Score one for the Dragon Lady.

Next we did turns, pivots, took dives, practiced two-legged hops, and even ran (ran!!) the length of the ice. Heck, who knew skates were for more than just gliding?? Everything we did was incredibly fun. Difficult, but fun. And even though every single one of those kids was faster than me (including the slow ones) I managed to keep up respectably well without any injury or much embarrassment.

So by the time we got to the toughest drill of all – shoot the duck – my confidence was waaaay up. Which was good, because for shoot the duck you have to crouch waaaay down, glide on one skate, and stick one leg straight out in front of you.

This may sound easy, but considering it’s something I’ve never done in regular shoes, I wasn’t eager to try it with blades on my feet. But seeing as you have to do what the Dragon Lady says or potentially suffer public ridicule in front of your peers (and their parents), I took a deep breath, crouched waaaay down low, glided on one skate, and stuck one leg straight out in front of me.

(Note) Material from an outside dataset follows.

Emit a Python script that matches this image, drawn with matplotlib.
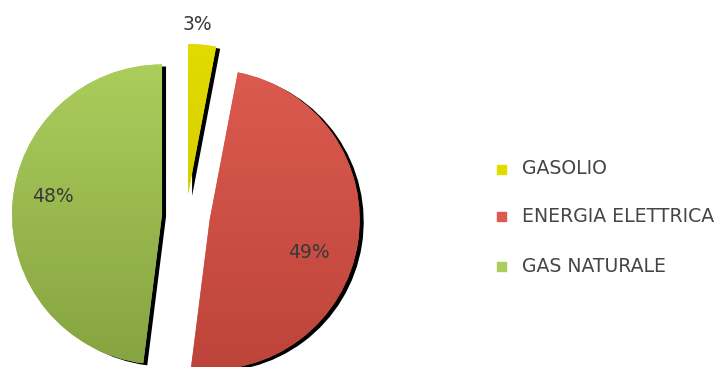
import numpy as np
import matplotlib.pyplot as plt
from matplotlib.colors import to_rgb
from matplotlib.patches import Rectangle

# Dati
categorie = ["GASOLIO", "ENERGIA ELETTRICA", "GAS NATURALE"]
valori = [3, 49, 48]
colori_alto = ["#e2db00", "#dc5a4f", "#abcd5c"]
colori_basso = ["#d6cf00", "#bd443a", "#86a441"]

plt.rcParams['font.family'] = ['DejaVu Sans']

fig = plt.figure(figsize=(7.25, 3.67), dpi=100)
ax = fig.add_axes([0, 0, 1, 1])

centro = (186, 151)
raggio = 150
esplodi = [22, 24, 24]  # spostamento in pixel

# Ombra nera
ax.pie(valori, radius=raggio, center=(centro[0] + 4, centro[1] - 2), startangle=90,
       counterclock=False, explode=esplodi, colors=["black"] * 3, frame=True)

# Torta principale
spicchi, _ = ax.pie(valori, radius=raggio, center=centro, startangle=90,
                    counterclock=False, explode=esplodi, colors=colori_alto, frame=True)

# Riempimento a gradiente verticale
for w, c1, c2 in zip(spicchi, colori_alto, colori_basso):
    r1 = np.array(to_rgb(c1))
    r2 = np.array(to_rgb(c2))
    t = np.linspace(0, 1, 256)[:, None]
    grad = (r1 * (1 - t) + r2 * t)[:, None, :]
    bb = w.get_path().get_extents(w.get_transform() + ax.transData.inverted())
    im = ax.imshow(grad, extent=[bb.x0, bb.x1, bb.y0, bb.y1], origin='upper',
                   aspect='auto', zorder=w.get_zorder() + 0.1)
    im.set_clip_path(w)

ax.set_xlim(0, 725)
ax.set_ylim(0, 367)
ax.set_aspect('equal')
ax.axis('off')

# Etichette percentuali
etichette_pos = [(197, 342), (309, 115), (53, 170)]
for v, (x, y) in zip(valori, etichette_pos):
    ax.text(x, y, f"{v}%", ha='center', va='center', fontsize=13.5, color='#383838', zorder=10)

# Legenda
legenda_y = [198, 151, 101]
for cat, c, y in zip(categorie, colori_alto, legenda_y):
    ax.add_patch(Rectangle((497, y - 4.5), 9, 9, color=c, zorder=10))
    ax.text(522, y, cat, ha='left', va='center', fontsize=13.6, color='#454545', zorder=10)

fig.savefig("out.png", dpi=100)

Miraculously, I kept gliding forward! Suddenly, it was like I had balance and form both at the same time. While all around me, others were falling over. I smiled to myself, holding the glide as long as I could before tucking my foot back under and standing up once again, secretly feeling vindicated. In that moment, the hockey seed began to blossom.

So maybe I wasn’t the fastest skater, best stopper, or highest hopper. And maybe I was three times the age of most of my new friends, and twice the size as some of them. Maybe I needed the Dragon Lady to hold my hands while skating backwards and crossing one foot over the other.

On the same night the world was tuning in to Women’s World Hockey at MTS Centre, perhaps River Heights arena wasn’t as prestigious a place. But there I was out there on the ice, working my butt off, sweating buckets, giving my all, and skating with talented young hockey players – maybe even some girls who might try out for the national team someday. That alone was inspiring, and filled me with hope.

As I came off the ice, a little girl about five-years-old came up to me who had been watching with her father. “Good job out there!” she said, with a big smile on her face. She had no idea just how much she made my day. I smiled back, gushing with pride.

I realized I did do a good job out there. And who knows, maybe down the road I’ll actually be trying out for the national team, too, along with the young girls from power-skating. And my niece Brittani.

But for now, in this moment, I’m happy enough knowing that I no longer need a list to dress myself, and can almost keep up with the slowest kid in my class.

And for the record, I shoot a pretty damn good duck, too.